### Problem to solve
Set the listing down unchanged, minus every embedded image.

### Supplied material
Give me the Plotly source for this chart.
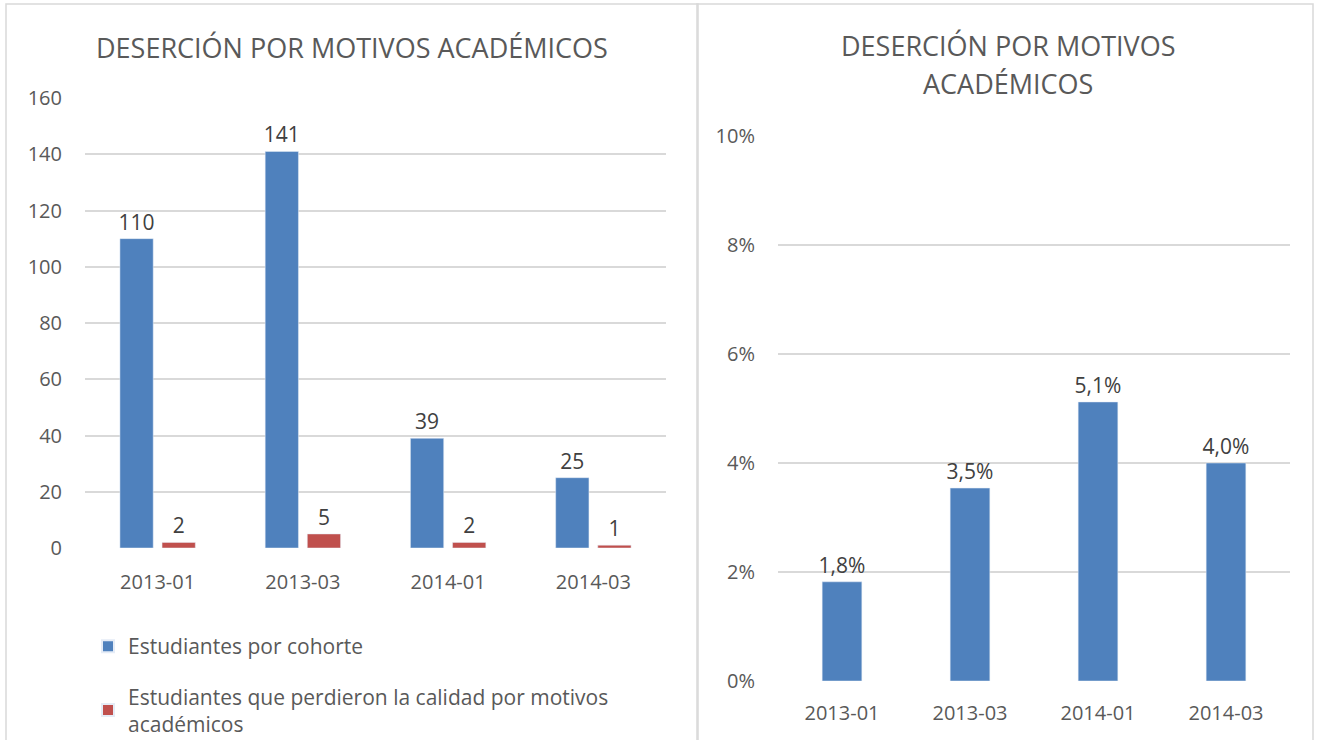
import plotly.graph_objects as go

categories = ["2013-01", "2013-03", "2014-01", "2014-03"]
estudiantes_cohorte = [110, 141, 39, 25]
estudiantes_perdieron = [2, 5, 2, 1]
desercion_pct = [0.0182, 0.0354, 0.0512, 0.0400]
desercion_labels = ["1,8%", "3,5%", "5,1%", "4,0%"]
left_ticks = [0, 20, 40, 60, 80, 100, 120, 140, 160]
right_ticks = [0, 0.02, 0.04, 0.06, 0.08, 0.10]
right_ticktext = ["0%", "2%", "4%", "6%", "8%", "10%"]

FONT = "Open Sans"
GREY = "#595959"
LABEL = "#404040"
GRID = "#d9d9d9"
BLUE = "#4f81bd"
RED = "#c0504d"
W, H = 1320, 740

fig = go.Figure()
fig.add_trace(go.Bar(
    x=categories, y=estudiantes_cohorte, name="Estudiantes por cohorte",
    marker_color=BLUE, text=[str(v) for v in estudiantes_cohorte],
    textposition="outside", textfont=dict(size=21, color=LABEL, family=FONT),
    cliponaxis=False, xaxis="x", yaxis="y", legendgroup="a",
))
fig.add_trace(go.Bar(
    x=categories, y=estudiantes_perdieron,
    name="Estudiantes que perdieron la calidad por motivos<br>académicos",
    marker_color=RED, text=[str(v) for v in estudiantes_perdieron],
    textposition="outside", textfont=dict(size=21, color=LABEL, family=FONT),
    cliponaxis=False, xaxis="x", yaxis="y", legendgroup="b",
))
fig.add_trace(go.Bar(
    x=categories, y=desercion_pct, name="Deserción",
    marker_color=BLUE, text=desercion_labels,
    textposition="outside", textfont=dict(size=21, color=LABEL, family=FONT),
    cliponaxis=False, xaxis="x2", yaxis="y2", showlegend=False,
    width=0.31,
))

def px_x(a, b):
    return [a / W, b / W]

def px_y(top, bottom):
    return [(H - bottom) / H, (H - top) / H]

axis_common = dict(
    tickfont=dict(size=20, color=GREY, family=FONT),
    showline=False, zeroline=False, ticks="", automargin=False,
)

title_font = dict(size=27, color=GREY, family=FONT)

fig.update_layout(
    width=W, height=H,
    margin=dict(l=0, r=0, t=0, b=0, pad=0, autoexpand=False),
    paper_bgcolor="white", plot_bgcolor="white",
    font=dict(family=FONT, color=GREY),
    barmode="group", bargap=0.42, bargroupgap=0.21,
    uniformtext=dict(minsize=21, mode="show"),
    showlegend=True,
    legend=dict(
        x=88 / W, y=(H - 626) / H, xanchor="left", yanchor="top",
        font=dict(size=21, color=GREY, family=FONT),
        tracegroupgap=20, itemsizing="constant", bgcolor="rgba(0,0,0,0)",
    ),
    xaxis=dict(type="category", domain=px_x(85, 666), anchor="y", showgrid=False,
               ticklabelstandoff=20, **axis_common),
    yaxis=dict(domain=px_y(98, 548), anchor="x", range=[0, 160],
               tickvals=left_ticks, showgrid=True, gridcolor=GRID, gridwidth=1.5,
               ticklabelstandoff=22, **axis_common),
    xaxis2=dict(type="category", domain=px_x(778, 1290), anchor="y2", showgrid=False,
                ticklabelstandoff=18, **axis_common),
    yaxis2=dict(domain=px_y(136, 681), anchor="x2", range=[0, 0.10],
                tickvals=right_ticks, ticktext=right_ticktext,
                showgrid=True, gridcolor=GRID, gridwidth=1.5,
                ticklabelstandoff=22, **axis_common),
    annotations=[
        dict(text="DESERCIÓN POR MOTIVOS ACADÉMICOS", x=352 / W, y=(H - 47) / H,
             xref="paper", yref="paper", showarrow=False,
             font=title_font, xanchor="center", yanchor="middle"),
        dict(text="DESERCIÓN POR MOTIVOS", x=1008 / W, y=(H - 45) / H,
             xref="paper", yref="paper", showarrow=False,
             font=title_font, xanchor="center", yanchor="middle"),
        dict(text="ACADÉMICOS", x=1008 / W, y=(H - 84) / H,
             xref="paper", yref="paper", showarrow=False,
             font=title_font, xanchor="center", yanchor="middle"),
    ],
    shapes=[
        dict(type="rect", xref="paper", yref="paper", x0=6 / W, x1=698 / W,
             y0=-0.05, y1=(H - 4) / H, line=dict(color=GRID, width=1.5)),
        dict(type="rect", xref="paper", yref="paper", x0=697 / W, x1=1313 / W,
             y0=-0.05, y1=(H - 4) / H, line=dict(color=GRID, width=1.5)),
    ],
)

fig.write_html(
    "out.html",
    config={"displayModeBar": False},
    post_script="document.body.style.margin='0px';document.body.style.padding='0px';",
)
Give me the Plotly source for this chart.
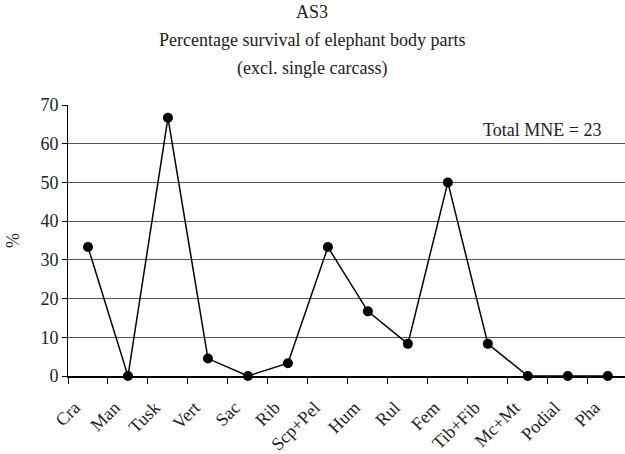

### Solved problem
Give me the Plotly source for this chart.
import plotly.graph_objects as go

categories = ["2013-01", "2013-03", "2014-01", "2014-03"]
estudiantes_cohorte = [110, 141, 39, 25]
estudiantes_perdieron = [2, 5, 2, 1]
desercion_pct = [0.0182, 0.0354, 0.0512, 0.0400]
desercion_labels = ["1,8%", "3,5%", "5,1%", "4,0%"]
left_ticks = [0, 20, 40, 60, 80, 100, 120, 140, 160]
right_ticks = [0, 0.02, 0.04, 0.06, 0.08, 0.10]
right_ticktext = ["0%", "2%", "4%", "6%", "8%", "10%"]

FONT = "Open Sans"
GREY = "#595959"
LABEL = "#404040"
GRID = "#d9d9d9"
BLUE = "#4f81bd"
RED = "#c0504d"
W, H = 1320, 740

fig = go.Figure()
fig.add_trace(go.Bar(
    x=categories, y=estudiantes_cohorte, name="Estudiantes por cohorte",
    marker_color=BLUE, text=[str(v) for v in estudiantes_cohorte],
    textposition="outside", textfont=dict(size=21, color=LABEL, family=FONT),
    cliponaxis=False, xaxis="x", yaxis="y", legendgroup="a",
))
fig.add_trace(go.Bar(
    x=categories, y=estudiantes_perdieron,
    name="Estudiantes que perdieron la calidad por motivos<br>académicos",
    marker_color=RED, text=[str(v) for v in estudiantes_perdieron],
    textposition="outside", textfont=dict(size=21, color=LABEL, family=FONT),
    cliponaxis=False, xaxis="x", yaxis="y", legendgroup="b",
))
fig.add_trace(go.Bar(
    x=categories, y=desercion_pct, name="Deserción",
    marker_color=BLUE, text=desercion_labels,
    textposition="outside", textfont=dict(size=21, color=LABEL, family=FONT),
    cliponaxis=False, xaxis="x2", yaxis="y2", showlegend=False,
    width=0.31,
))

def px_x(a, b):
    return [a / W, b / W]

def px_y(top, bottom):
    return [(H - bottom) / H, (H - top) / H]

axis_common = dict(
    tickfont=dict(size=20, color=GREY, family=FONT),
    showline=False, zeroline=False, ticks="", automargin=False,
)

title_font = dict(size=27, color=GREY, family=FONT)

fig.update_layout(
    width=W, height=H,
    margin=dict(l=0, r=0, t=0, b=0, pad=0, autoexpand=False),
    paper_bgcolor="white", plot_bgcolor="white",
    font=dict(family=FONT, color=GREY),
    barmode="group", bargap=0.42, bargroupgap=0.21,
    uniformtext=dict(minsize=21, mode="show"),
    showlegend=True,
    legend=dict(
        x=88 / W, y=(H - 626) / H, xanchor="left", yanchor="top",
        font=dict(size=21, color=GREY, family=FONT),
        tracegroupgap=20, itemsizing="constant", bgcolor="rgba(0,0,0,0)",
    ),
    xaxis=dict(type="category", domain=px_x(85, 666), anchor="y", showgrid=False,
               ticklabelstandoff=20, **axis_common),
    yaxis=dict(domain=px_y(98, 548), anchor="x", range=[0, 160],
               tickvals=left_ticks, showgrid=True, gridcolor=GRID, gridwidth=1.5,
               ticklabelstandoff=22, **axis_common),
    xaxis2=dict(type="category", domain=px_x(778, 1290), anchor="y2", showgrid=False,
                ticklabelstandoff=18, **axis_common),
    yaxis2=dict(domain=px_y(136, 681), anchor="x2", range=[0, 0.10],
                tickvals=right_ticks, ticktext=right_ticktext,
                showgrid=True, gridcolor=GRID, gridwidth=1.5,
                ticklabelstandoff=22, **axis_common),
    annotations=[
        dict(text="DESERCIÓN POR MOTIVOS ACADÉMICOS", x=352 / W, y=(H - 47) / H,
             xref="paper", yref="paper", showarrow=False,
             font=title_font, xanchor="center", yanchor="middle"),
        dict(text="DESERCIÓN POR MOTIVOS", x=1008 / W, y=(H - 45) / H,
             xref="paper", yref="paper", showarrow=False,
             font=title_font, xanchor="center", yanchor="middle"),
        dict(text="ACADÉMICOS", x=1008 / W, y=(H - 84) / H,
             xref="paper", yref="paper", showarrow=False,
             font=title_font, xanchor="center", yanchor="middle"),
    ],
    shapes=[
        dict(type="rect", xref="paper", yref="paper", x0=6 / W, x1=698 / W,
             y0=-0.05, y1=(H - 4) / H, line=dict(color=GRID, width=1.5)),
        dict(type="rect", xref="paper", yref="paper", x0=697 / W, x1=1313 / W,
             y0=-0.05, y1=(H - 4) / H, line=dict(color=GRID, width=1.5)),
    ],
)

fig.write_html(
    "out.html",
    config={"displayModeBar": False},
    post_script="document.body.style.margin='0px';document.body.style.padding='0px';",
)
Give me the Plotly source for this chart.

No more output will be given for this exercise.